## START Information given

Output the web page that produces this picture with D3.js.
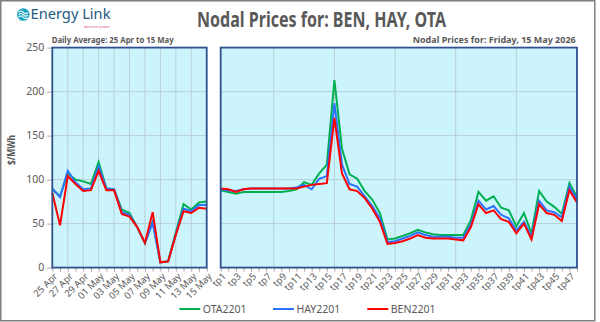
<!DOCTYPE html>
<html>
<head>
<meta charset="utf-8">
<script src="https://cdn.jsdelivr.net/npm/d3@7"></script>
<style>
  html, body { margin: 0; padding: 0; background: #fff; }
  svg { display: block; font-family: "Noto Sans", Roboto, sans-serif; }
</style>
</head>
<body>
<svg id="chart" width="600" height="322"></svg>
<script>
// daily averages, 25 Apr .. 15 May
const days = ['25 Apr', '26 Apr', '27 Apr', '28 Apr', '29 Apr', '30 Apr', '01 May',
  '02 May', '03 May', '04 May', '05 May', '06 May', '07 May', '08 May', '09 May',
  '10 May', '11 May', '12 May', '13 May', '14 May', '15 May']
const dailyOTA = [89, 81, 107, 100, 98, 95, 120, 90, 89, 66, 62, 46, 28, 52, 6, 7, 40, 72, 66, 74, 75]
const dailyHAY = [90, 80, 110, 97, 89, 90, 115, 90, 89, 63, 60, 46, 28, 51, 6, 7, 38, 67, 64, 71, 71]
const dailyBEN = [85, 48, 104, 95, 87, 88, 110, 88, 88, 61, 58, 46, 28, 63, 6, 7, 37, 64, 62, 68, 67]

// trading periods for 15 May
const periods = d3.range(1, 49).map(i => 'tp' + i)
const tpOTA = [88, 86, 84, 86, 86, 86, 86, 86, 86, 87, 89, 97, 94, 107, 117, 213, 135, 106, 101, 87,
  77, 62, 32, 33, 36, 39, 43, 40, 38, 37, 37, 37, 37, 54, 86, 76, 81, 68, 65, 47, 62, 39, 87, 75, 69, 61, 96, 80]
const tpHAY = [89, 88, 87, 89, 90, 90, 90, 90, 90, 90, 91, 94, 89, 101, 104, 187, 117, 95, 92, 81,
  70, 56, 29, 30, 33, 36, 40, 37, 35, 35, 35, 34, 34, 49, 76, 66, 70, 60, 56, 42, 52, 35, 76, 65, 63, 57, 92, 77]
const tpBEN = [90, 89, 86, 89, 90, 90, 90, 90, 90, 90, 90, 92, 94, 95, 96, 170, 107, 89, 87, 79,
  67, 52, 27, 28, 30, 33, 37, 34, 33, 33, 33, 32, 31, 46, 72, 62, 65, 55, 52, 39, 50, 32, 72, 62, 60, 53, 88, 74]

const seriesNames = ['OTA2201', 'HAY2201', 'BEN2201']
const seriesColors = ['#00b050', '#2a72ff', '#ff0000']
const yTicks = [0, 50, 100, 150, 200, 250]

const svg = d3.select('#chart')
const grey = '#595959'

// outer frame
svg.append('rect')
  .attr('x', 0.75).attr('y', 0.75).attr('width', 594).attr('height', 320)
  .attr('fill', '#fff').attr('stroke', '#7f7f7f').attr('stroke-width', 1.5)

// logo
const logo = svg.append('g')
logo.append('circle').attr('cx', 23.3).attr('cy', 14.5).attr('r', 6.3).attr('fill', '#1aa3c0')
;[-2.2, 0.3, 2.8].forEach(dy => {
  logo.append('path')
    .attr('d', `M18.6,${14.5 + dy} q2.3,-2.6 4.7,0 t4.7,0`)
    .attr('fill', 'none').attr('stroke', '#fff').attr('stroke-width', 1.1)
})
logo.append('text').attr('x', 30.5).attr('y', 19.3)
  .attr('font-size', 13.5).attr('fill', '#1d5a7e')
  .attr('textLength', 80).attr('lengthAdjust', 'spacingAndGlyphs')
  .text('Energy Link')
logo.append('text').attr('x', 84).attr('y', 27.6)
  .attr('font-size', 4).attr('fill', '#e0457b')
  .attr('textLength', 26).attr('lengthAdjust', 'spacingAndGlyphs')
  .text('decision power')

// titles
svg.append('text').attr('x', 197).attr('y', 26.8)
  .attr('font-size', 21).attr('font-weight', 'bold').attr('fill', grey)
  .attr('textLength', 249).attr('lengthAdjust', 'spacingAndGlyphs')
  .text('Nodal Prices for: BEN, HAY, OTA')
svg.append('text').attr('x', 51.7).attr('y', 43)
  .attr('font-size', 9).attr('font-weight', 'bold').attr('fill', grey)
  .attr('textLength', 122).attr('lengthAdjust', 'spacingAndGlyphs')
  .text('Daily Average: 25 Apr to 15 May')
svg.append('text').attr('x', 412.7).attr('y', 42.7)
  .attr('font-size', 9).attr('font-weight', 'bold').attr('fill', grey)
  .attr('textLength', 163).attr('lengthAdjust', 'spacingAndGlyphs')
  .text('Nodal Prices for: Friday, 15 May 2026')

const y = d3.scaleLinear().domain([0, 250]).range([267.6, 47.6])

function panel (cats, data, x0, x1, every, gridEvery, showY) {
  const x = d3.scalePoint().domain(cats).range([x0, x1])
  const g = svg.append('g')

  g.append('rect')
    .attr('x', x0).attr('y', y(250)).attr('width', x1 - x0).attr('height', y(0) - y(250))
    .attr('fill', '#ccf4fd')

  // horizontal grid
  g.append('g').selectAll('line')
    .data(yTicks.slice(1, -1))
    .join('line')
    .attr('x1', x0).attr('x2', x1)
    .attr('y1', d => y(d)).attr('y2', d => y(d))
    .attr('stroke', '#b9cfd6').attr('stroke-width', 1)

  // vertical grid
  g.append('g').selectAll('line')
    .data(cats.filter((d, i) => i > 0 && (i + gridEvery.offset) % gridEvery.step === 0))
    .join('line')
    .attr('x1', d => x(d)).attr('x2', d => x(d))
    .attr('y1', y(250)).attr('y2', y(0))
    .attr('stroke', '#b9cfd6').attr('stroke-width', 1)

  // x axis ticks and labels
  const xAxis = d3.axisBottom(x).tickSize(4).tickPadding(0)
    .tickFormat((d, i) => i % every === 0 ? d : '')
  const ax = g.append('g').attr('transform', `translate(0,${y(0)})`).call(xAxis)
  ax.select('.domain').remove()
  ax.selectAll('.tick line').attr('stroke', '#a6a6a6')
  ax.selectAll('.tick text')
    .attr('font-family', '"Noto Sans", Roboto, sans-serif')
    .attr('font-size', 9.5).attr('fill', grey)
    .attr('text-anchor', 'end')
    .attr('transform', 'translate(3,7) rotate(-45)')
    .attr('dy', '0.35em').attr('y', 0)

  if (showY) {
    const yAxis = d3.axisLeft(y).tickValues(yTicks).tickSize(5).tickPadding(3)
    const ay = g.append('g').attr('transform', `translate(${x0},0)`).call(yAxis)
    ay.select('.domain').remove()
    ay.selectAll('.tick line').attr('stroke', '#a6a6a6')
    ay.selectAll('.tick text')
      .attr('font-family', '"Noto Sans", Roboto, sans-serif')
      .attr('font-size', 10.5).attr('fill', grey)
  }

  const line = d3.line().x((d, i) => x(cats[i])).y(d => y(d))
  g.append('g').selectAll('path')
    .data(data)
    .join('path')
    .attr('d', d => line(d))
    .attr('fill', 'none')
    .attr('stroke', (d, i) => seriesColors[i])
    .attr('stroke-width', 2)
    .attr('stroke-linejoin', 'miter')

  g.append('rect')
    .attr('x', x0).attr('y', y(250)).attr('width', x1 - x0).attr('height', y(0) - y(250))
    .attr('fill', 'none').attr('stroke', '#2f528f').attr('stroke-width', 1.8)
}

panel(days, [dailyOTA, dailyHAY, dailyBEN], 52.3, 206.7, 2, { step: 2, offset: 0 }, true)
panel(periods, [tpOTA, tpHAY, tpBEN], 220.7, 577, 2, { step: 8, offset: 1 }, false)

// y axis title
svg.append('text')
  .attr('transform', 'translate(14.5,150) rotate(-90)')
  .attr('text-anchor', 'middle')
  .attr('font-size', 10).attr('font-weight', 'bold').attr('fill', grey)
  .attr('textLength', 30).attr('lengthAdjust', 'spacingAndGlyphs')
  .text('$/MWh')

// legend
const legendX = [179.3, 273, 367.3]
const lg = svg.append('g').selectAll('g')
  .data(seriesNames)
  .join('g')
  .attr('transform', (d, i) => `translate(${legendX[i]},309)`)
lg.append('line').attr('x1', 0).attr('x2', 21)
  .attr('stroke', (d, i) => seriesColors[i]).attr('stroke-width', 2)
lg.append('text').attr('x', 23.5).attr('dy', '0.35em')
  .attr('font-size', 10.5).attr('fill', grey)
  .text(d => d)
</script>
</body>
</html>
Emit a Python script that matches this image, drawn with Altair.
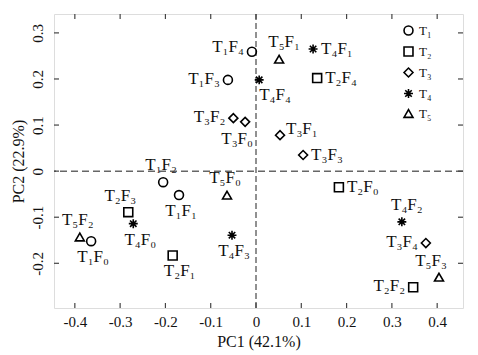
import altair as alt
import pandas as pd

# ---- data ----
treat = [1, 1, 1, 1, 1,
         2, 2, 2, 2, 2,
         3, 3, 3, 3, 3,
         4, 4, 4, 4, 4,
         5, 5, 5, 5]
level = [0, 1, 2, 3, 4,
         0, 1, 2, 3, 4,
         0, 1, 2, 3, 4,
         0, 1, 2, 3, 4,
         0, 1, 2, 3]
pc1 = [-0.364, -0.170, -0.205, -0.062, -0.009,
       0.183, -0.184, 0.347, -0.282, 0.135,
       -0.024, 0.053, -0.050, 0.104, 0.375,
       -0.271, 0.126, 0.322, -0.053, 0.007,
       -0.064, 0.051, -0.389, 0.404]
pc2 = [-0.152, -0.052, -0.024, 0.198, 0.259,
       -0.035, -0.183, -0.252, -0.089, 0.202,
       0.107, 0.078, 0.115, 0.035, -0.156,
       -0.114, 0.265, -0.110, -0.139, 0.198,
       -0.052, 0.243, -0.143, -0.230]
# label placement relative to its point (code)
place = ["B", "B", "A", "L", "LU",
         "R", "BR", "L", "AL", "R",
         "BL", "RU", "L", "R", "L",
         "BR", "R", "AR", "B", "BRR",
         "A", "AR", "A", "AL"]

x_ticks = [-0.4, -0.3, -0.2, -0.1, 0, 0.1, 0.2, 0.3, 0.4]
y_ticks = [-0.2, -0.1, 0, 0.1, 0.2, 0.3]
x_title = "PC1 (42.1%)"
y_title = "PC2 (22.9%)"

SUB = "₀₁₂₃₄₅₆₇₈₉"
df = pd.DataFrame({
    "pc1": pc1, "pc2": pc2, "place": place,
    "group": ["T" + SUB[t] for t in treat],
    "label": ["T" + SUB[t] + "F" + SUB[f] for t, f in zip(treat, level)],
})

W, H = 409, 294
FONT = "Liberation Serif"
XDOM = [-0.446, 0.457]
YDOM = [-0.297, 0.341]

xs = alt.Scale(domain=XDOM, nice=False, zero=False)
ys = alt.Scale(domain=YDOM, nice=False, zero=False)
ASTER = "M0,-1L0,1M-1,0L1,0M-0.72,-0.72L0.72,0.72M-0.72,0.72L0.72,-0.72"

num_expr = "datum.value == 0 ? '0' : (datum.value < 0 ? '-' : '') + format(abs(datum.value), '.1f')"

xenc = alt.X("pc1:Q", scale=xs, title=x_title,
             axis=alt.Axis(values=x_ticks, labelExpr=num_expr, ticks=False, domain=False,
                           grid=False, labelFont=FONT, labelFontSize=15, labelColor="#111",
                           labelPadding=6, titleFont=FONT, titleFontSize=16,
                           titleFontWeight="normal", titleColor="#111", titlePadding=4))
yenc = alt.Y("pc2:Q", scale=ys, title=y_title,
             axis=alt.Axis(values=y_ticks, labelExpr=num_expr, ticks=False, domain=False,
                           grid=False, labelFont=FONT, labelFontSize=15, labelColor="#111",
                           labelAngle=270, labelAlign="center", labelBaseline="bottom",
                           labelPadding=9, titleFont=FONT, titleFontSize=16,
                           titleFontWeight="normal", titleColor="#111", titlePadding=4))

base = alt.Chart(df)

points = base.mark_point(filled=False, strokeWidth=1.6, color="black", size=80, opacity=1).encode(
    x=xenc, y=yenc,
    shape=alt.Shape("group:N",
                    scale=alt.Scale(domain=["T₁", "T₂", "T₃", "T₄", "T₅"],
                                    range=["circle", "square", "diamond", ASTER, "triangle-up"]),
                    legend=alt.Legend(title=None, orient="none", legendX=348, legendY=10,
                                      labelFont=FONT, labelFontSize=13, labelColor="#111",
                                      symbolStrokeColor="black", symbolStrokeWidth=1.6,
                                      symbolSize=80, rowPadding=4, padding=0)),
)

# label placements: (align, dx, dy)
placements = {
    "L": ("right", -8, -1),
    "LU": ("right", -8, -5),
    "R": ("left", 8, 0),
    "RU": ("left", 6, -6),
    "A": ("center", -2, -17),
    "AR": ("center", 5, -17),
    "AL": ("center", -8, -16),
    "B": ("center", 2, 16),
    "BR": ("center", 7, 16),
    "BL": ("center", -8, 17),
    "BRR": ("left", 0, 15),
}
label_layers = []
for code, (al, dx, dy) in placements.items():
    label_layers.append(
        base.transform_filter(alt.FieldOneOfPredicate(field="place", oneOf=[code]))
        .mark_text(align=al, baseline="middle", dx=dx, dy=dy, font=FONT, fontSize=17, color="#111")
        .encode(x=alt.X("pc1:Q", scale=xs), y=alt.Y("pc2:Q", scale=ys), text="label:N")
    )

zero_df = pd.DataFrame({"z": [0]})
hline = alt.Chart(zero_df).mark_rule(color="#666", strokeDash=[7, 4], strokeWidth=1.5).encode(
    y=alt.Y("z:Q", scale=ys))
vline = alt.Chart(zero_df).mark_rule(color="#222", strokeDash=[6, 3], strokeWidth=1).encode(
    x=alt.X("z:Q", scale=xs))

xt = pd.DataFrame({"t": x_ticks})
yt = pd.DataFrame({"t": y_ticks})
TL = 5
tick_style = dict(color="#444", strokeWidth=1.2)
ticks_top = alt.Chart(xt).mark_rule(**tick_style).encode(
    x=alt.X("t:Q", scale=xs), y=alt.value(0), y2=alt.value(TL))
ticks_bot = alt.Chart(xt).mark_rule(**tick_style).encode(
    x=alt.X("t:Q", scale=xs), y=alt.value(H), y2=alt.value(H - TL))
ticks_left = alt.Chart(yt).mark_rule(**tick_style).encode(
    y=alt.Y("t:Q", scale=ys), x=alt.value(0), x2=alt.value(TL))
ticks_right = alt.Chart(yt).mark_rule(**tick_style).encode(
    y=alt.Y("t:Q", scale=ys), x=alt.value(W), x2=alt.value(W - TL))

chart = alt.layer(
    hline, vline, ticks_top, ticks_bot, ticks_left, ticks_right, points, *label_layers
).properties(
    width=W, height=H,
    autosize=alt.AutoSizeParams(type="none"),
    padding={"left": 54, "top": 14, "right": 15, "bottom": 47},
).configure_view(stroke="#555", strokeWidth=1.5).configure(background="white")

chart.save("out.html", embed_options={"renderer": "svg", "actions": False})
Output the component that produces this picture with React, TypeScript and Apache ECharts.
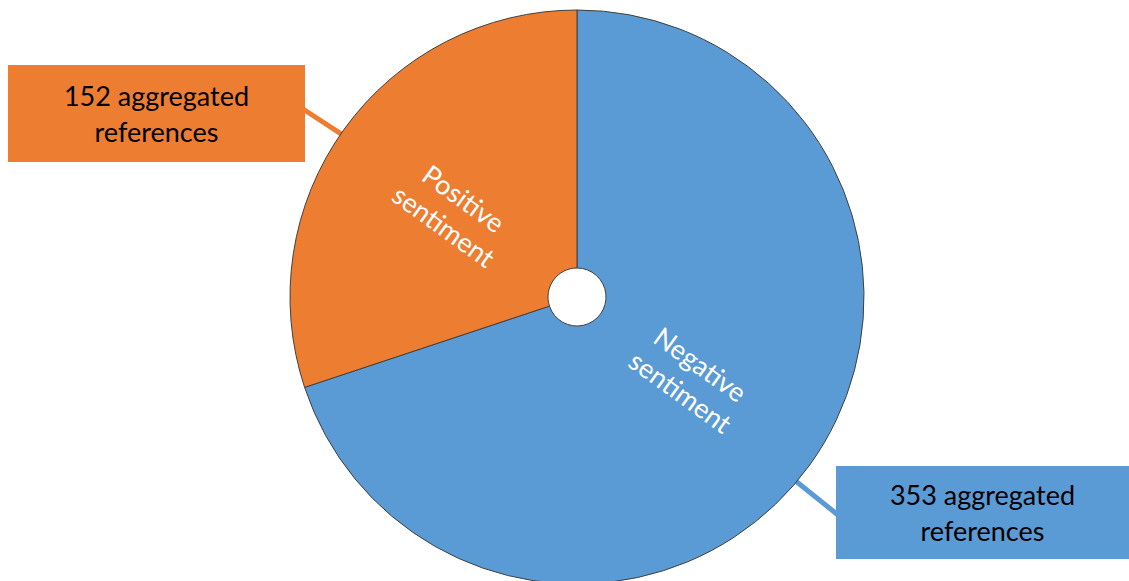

## END Information given

## Work to complete
Restate word for word the lines that begin at the one with "Emit a Python" and end at the one with "import pandas as pd", including both, and leave every picture aside.

## Written answer
Emit a Python script that matches this image, drawn with Altair.
import altair as alt
import pandas as pd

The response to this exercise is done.